Matt est-il venu chercher en Australie un dernier signe divin avant la grande épreuve, ou pense-t-il que le détournement de l’avion est déjà un premier indice de la présence de Dieu tout au long de son parcours ? Si c’est le cas, on ne pourra que s’étonner de l’ironie du Seigneur, qui balaie d’un revers de la main toutes les tentatives de sauvetage, toutes les figures de Sauveur. Au mieux, Matt s’est trompé de Dieu : celui qu’il voit sur le bateau a les allures d’un clochard, et jette quelqu’un par-dessus bord. Ce n’est pas celui qu’adorent les chrétiens, tout au plus celui que fréquentent les Juifs, qui se venge des péchés humains. Tout à leur désir de rétablir un certain ordre, rationnel chez Laurie, religieux chez Matt, les deux personnages qui mènent la barque ont pourtant entrepris de quitter Miracle, la ville où rien ne pouvait arriver. La cité avait en effet fini à feu et à sang au terme de la saison 2. Ce à quoi croient réellement Matt et Laurie est une idée somme toute commune et convenue de la justice, celle des Hommes. Ils ne désirent rien plus que le retour aux affaires normales, dont la perspective s’éloigne pourtant sans cesse.

C’est en effet un attentat terroriste qui ouvre l’épisode 5 : un homme nu fait exploser une centrale nucléaire française dans le Pacifique, dans une volonté de précipiter la fin du monde en même temps qu’en un rappel d’un crime que les autorités françaises n’ont jamais accepté de payer, sur un territoire où elles n’étaient pas tout à fait chez elles. Est-ce pour ça qu’un chanteur français accompagne la marche de l’épisode ? Une autre idée vient en tête : Aznavour est d’origine arménienne, comme l’Arche qui devait sauver l’humanité et les animaux du Déluge. La chanson, comme l’Arche, ne sauvera cette fois-ci personne : dans l’épisode suivant, Kevin se demande lui aussi si son pouvoir de résurrection est un fusil à un coup. Le terroriste incarne, à sa manière, un retour de l’homme à l’état sauvage, c’est-à-dire un trajet impossible vers un horizon inexistant. Il fait également écho à Kevin, un Messie qui n’a jamais réussi qu’une seule chose : détruire sa vie et celle des autres.

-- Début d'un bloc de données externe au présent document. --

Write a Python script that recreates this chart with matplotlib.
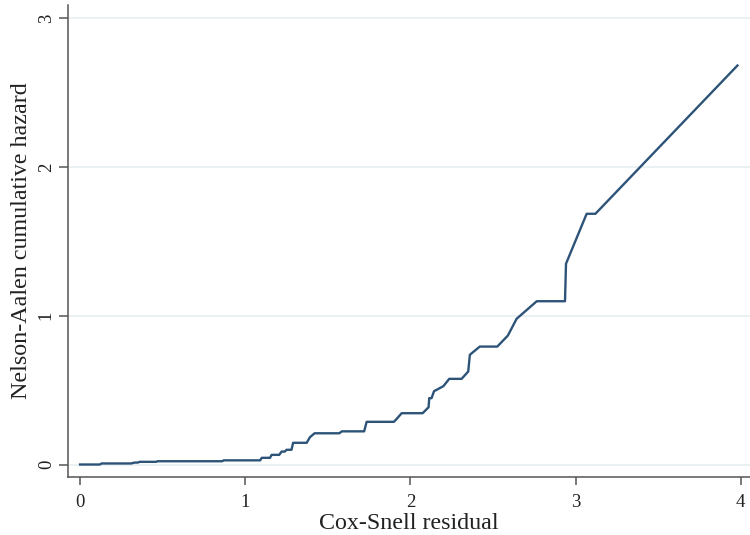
import matplotlib
matplotlib.use("Agg")
import matplotlib.pyplot as plt

plt.rcParams['font.family'] = ['Liberation Serif', 'DejaVu Serif']

# Cox-Snell residual vs Nelson-Aalen cumulative hazard
resid = [0.0, 0.12, 0.13, 0.31, 0.33, 0.35, 0.36, 0.46, 0.47, 0.86, 0.87,
         1.09, 1.10, 1.15, 1.16, 1.206, 1.22, 1.24, 1.25, 1.28, 1.29,
         1.372, 1.392, 1.42, 1.57, 1.585, 1.72, 1.735, 1.90, 1.917, 1.947,
         2.074, 2.11, 2.114, 2.128, 2.143, 2.20, 2.235, 2.31, 2.35, 2.36,
         2.42, 2.526, 2.59, 2.643, 2.765, 2.936, 2.942, 3.067, 3.12, 3.98]
cumhaz = [0.0, 0.0, 0.007, 0.007, 0.013, 0.013, 0.018, 0.018, 0.022, 0.022, 0.028,
          0.028, 0.045, 0.045, 0.065, 0.065, 0.087, 0.087, 0.099, 0.099, 0.146,
          0.146, 0.184, 0.21, 0.21, 0.223, 0.223, 0.287, 0.287, 0.307, 0.345,
          0.345, 0.385, 0.446, 0.446, 0.493, 0.527, 0.576, 0.576, 0.625, 0.738,
          0.793, 0.793, 0.867, 0.98, 1.098, 1.098, 1.35, 1.686, 1.686, 2.683]

xticks = [0, 1, 2, 3, 4]
yticks = [0, 1, 2, 3]

fig = plt.figure(figsize=(7.5, 5.35), dpi=100)
ax = fig.add_axes([68/750, 58/535, 682/750, 472/535])

ax.plot(resid, cumhaz, color='#2d5478', lw=1.7, solid_joinstyle='round')

ax.set_xlim(-0.073, 4.056)
ax.set_ylim(-0.084, 3.09)
ax.set_xticks(xticks)
ax.set_yticks(yticks)
ax.set_xticklabels([str(t) for t in xticks])
ax.set_yticklabels([str(t) for t in yticks], rotation=90, va='center')

ax.grid(axis='y', color='#e6eff1', lw=1.2)
ax.set_axisbelow(True)
for s in ['top', 'right']:
    ax.spines[s].set_visible(False)
for s in ['left', 'bottom']:
    ax.spines[s].set_color('#555555')
    ax.spines[s].set_linewidth(1.1)
ax.tick_params(axis='both', colors='#555555', labelcolor='#222222', labelsize=13.5, width=1.1)
ax.tick_params(axis='y', length=6.5, pad=3)
ax.tick_params(axis='x', length=5.5, pad=7)

ax.set_xlabel('Cox-Snell residual', fontsize=17.3, color='#222222', labelpad=1)
ax.set_ylabel('Nelson-Aalen cumulative hazard', fontsize=17.3, color='#222222', labelpad=4)

fig.savefig('out.png', dpi=100)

Tout à sa quête d’un nouveau Christ, Matt n’a jamais songé qu’il avait peut-être réécrit le mauvais livre. C’est dans L’Exode qu’il faudrait chercher, et c’est un autre monde qu’il faudrait ouvrir. Il n’y a pas d’Arche, il n’y a qu’un paquebot qui n’accueille que les initiés. Il n’y a pas de maison, il n’y a que des fuites. Il n’y a pas de Dieu, il n’y a que des individus qui ne savent pas se hisser à la hauteur des héros.